If the latest legal fiasco isn’t enough, Acting Village Clerk Kathryn Ball sued the mayor and Village Board this week after the Village Board defunded the position of Village Clerk from the budget, effectively terminating Ms. Ball from her position. Ms. Ball claims that the unlawful withholding of two weeks pay was a “taking” without just compensation in violation of the United States and New York State constitutions. Ms. Ball also claims punitive damages for the unlawful termination and deprivation of rights.

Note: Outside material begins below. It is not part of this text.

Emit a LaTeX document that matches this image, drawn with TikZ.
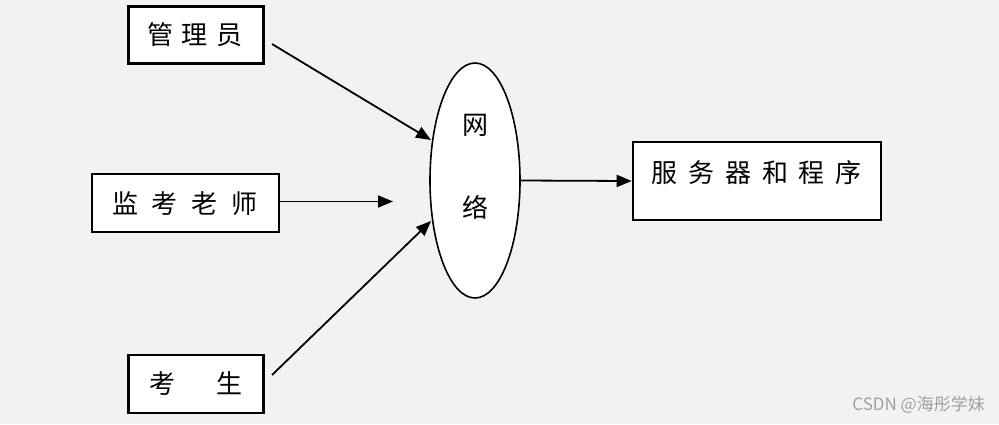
\documentclass[tikz,border=0pt]{standalone}
\usepackage{fontspec}
\setmainfont{Noto Sans CJK SC}
\usetikzlibrary{arrows.meta,shapes.geometric}
\definecolor{bg}{HTML}{F2F2F2}
\definecolor{wm}{HTML}{A0A0A0}
\tikzset{
  box/.style={draw=black,fill=white,line width=2.6pt,inner sep=0pt},
  net/.style={draw=black,fill=white,ellipse,line width=1.6pt,inner sep=0pt,minimum width=90pt,minimum height=235pt},
  arr/.style={line width=1.8pt,-{Triangle[length=15pt,width=12pt]}},
  txt/.style={font=\fontsize{26}{30}\selectfont,inner sep=0pt}
}
\newcommand{\gp}[1]{\hspace{#1pt}}
\begin{document}
\begin{tikzpicture}[x=1pt,y=-1pt]
\fill[bg] (0,0) rectangle (999,424);
\useasboundingbox (0,0) rectangle (999,424);
% boxes
\node[box,minimum width=135pt,minimum height=57pt] (mgr) at (196,35) {};
\node[txt] (mgrt) at (195,35) {管\gp{9}理\gp{9}员};
\node[box,minimum width=187pt,minimum height=58pt] (tch) at (185.5,203) {};
\node[txt] (tcht) at (185,204) {监\gp{14}考\gp{14}老\gp{14}师};
\node[box,minimum width=135pt,minimum height=58pt] (stu) at (196,384) {};
\node[txt] (stut) at (196,384) {考\gp{42}生};
\node[box,minimum width=248pt,minimum height=78pt] (srv) at (757,181) {};
\node[txt] (srvt) at (756.5,173) {服\gp{11}务\gp{11}器\gp{11}和\gp{11}程\gp{11}序};
% ellipse
\node[net] (netw) at (475,180.5) {};
\node[txt] (n1) at (475,125) {网};
\node[txt] (n2) at (475,207) {络};
% connector endpoints
\coordinate (a1s) at (272,44);
\coordinate (a1e) at (431,140);
\coordinate (a2e) at (393,201.5);
\coordinate (a3s) at (272,375);
\coordinate (a3e) at (431,221);
\draw[arr] (a1s) -- (a1e);
\draw[arr] (tch.east |- a2e) -- (a2e);
\draw[arr] (a3s) -- (a3e);
\draw[arr] (netw.east) -- (srv.west);
% watermark
\node[font=\fontsize{17}{19}\selectfont,text=wm,anchor=east,inner sep=0pt] (wmk) at (985,405) {CSDN @海彤学妹};
\end{tikzpicture}
\end{document}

In a related action, former Village Clerk Sherry Scott sued the village for backpay, claiming that since no permanent clerk was appointed after her termination in 2013, she legally occupies the position and is entitled to recoup the pay she was supposedly denied. After three years on the bench, Scott was rehired by the village and named deputy clerk in August 2016. She cites her rehire as evidence she has technically been the clerk all along, even though she did not work for about three years.
To top off the “only in Spring Valley” flavor of craziness for the week, the 2017 mayoral election looms and rumors are swirling that former Village Justice Alan Simon will be running for mayor in November. That is the same Simon who was stripped of his right to be a judge after a State Appeals Court panel ruled he abused power and mistreated colleagues in Spring Valley.